Hilton also said it is time to start having conversations about Indian Act economics.
“What is it?” she said. “How do we see it? How do we experience it? How does it feel? When we see it, how do we talk about it? It is time to start talking about Indian Act economics.”
Hilton added there are two kinds of the economy functioning right now within the country.
“The first is the economy as we understand it and we get neat, tidy reports and a matrix generated and they tell us a story about this time,” she said. “The second is Indian Act economics.”
She also said Canadian officials have Indigenous people believing that reserve land is their territory.
“Reserve land is not our territory,” she said. “It is land that is set aside for us by the federal government. Indigenous Nations have entire territories and we are the original rightsholders.

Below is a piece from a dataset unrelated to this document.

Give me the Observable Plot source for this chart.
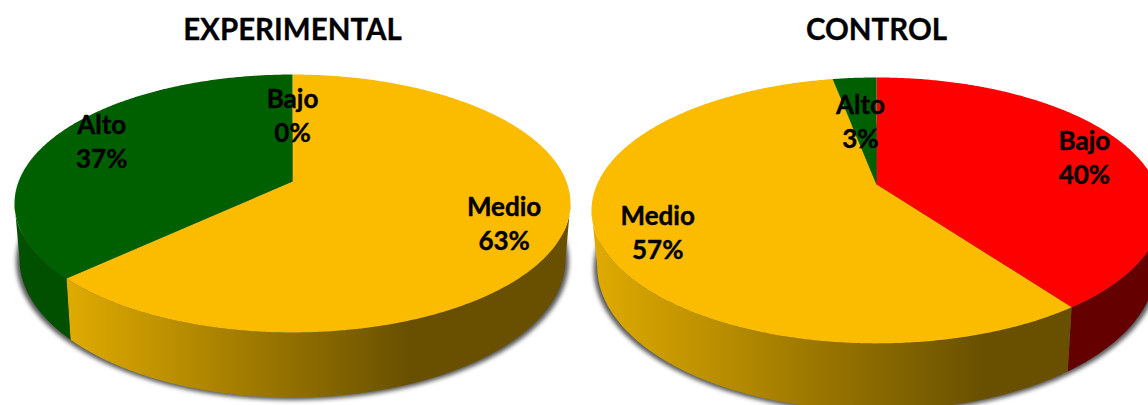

If there are economic projects happening off the reserve but in the territory, the denial of our economic participation in that development, that is Indian Act economics.”

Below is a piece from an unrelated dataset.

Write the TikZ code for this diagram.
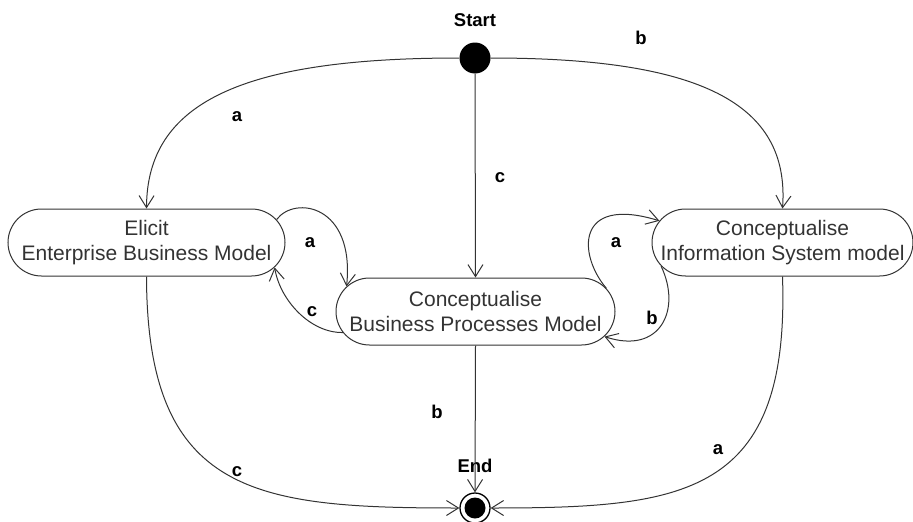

This issue needs to be more openly discussed, Hilton said.
“We need to be talking about this in the boardrooms, in our offices,” she said. “We need to be comfortable asking questions what does this mean. We need to start being uncomfortable in what it is that we don’t understand and what it is that we need to collectively understand.”
Hilton also said the Indian Act essentially facilitates an inadequate investment meant for Indigenous Nations, by creating a perception of risk for financial institutions - essentially creating a higher cost of money.
“It’s the absence of legal frameworks,” she added. “It’s the absence of Indigenous-led economic institutions. It’s the location of the reserves. It’s the population, of where we live, the externalization of decision making. All of that is Indian Act economics.”
Canada’s parliament first passed the Indian Act in 1876. Though amended over the years, it is still in effect today.
“The Indian Act is purposely designed to assimilate Indigenous people,” Hilton said. “It is meant to sever the generations. Indian Act economics is the denial of dignity of Indigenous people. It’s the foundation for the formation of the Indigenous socio-economic gap today. This Indigenous socio-economic gap in itself is an expression of the outcomes of the imposed systems of dependency through the Indian Act.”
Hilton also questioned whether the Indian Act is ethical.
“To be able to have the conversation, to bring leadership to that perspective, to be uncomfortable to have in the space that identifies what is our response if it is, if it isn’t,” she said. “This is about the response to the rise of Indigenous economic power. Canada exists in a paradox today. It is in the interplay between the release of power and control and adapting and adjusting and advancing Indigenous legal and economic environment.”
Hilton said that her upcoming book also provides details, through interviews she conducted, that Canadians are absolutely affected by the Indian Act.
“It’s just that they don’t know it, that they’re affected by it,” she said. “If the Indian Act is preventing the full participation of First Nations in the Canadian economy and if the Indian Act is limiting in any way that participation and a wealth creation and a wellbeing of Indigenous communities by virtue of these barriers, that puts to that participation Canadians are absolutely affected by it but possibly just not aware of it.”
The three-day Indigenous Bay Street conference included various other sessions. The goal of the event was to showcase the strength of the Indigenous economy and to build bridges towards economic reconciliation.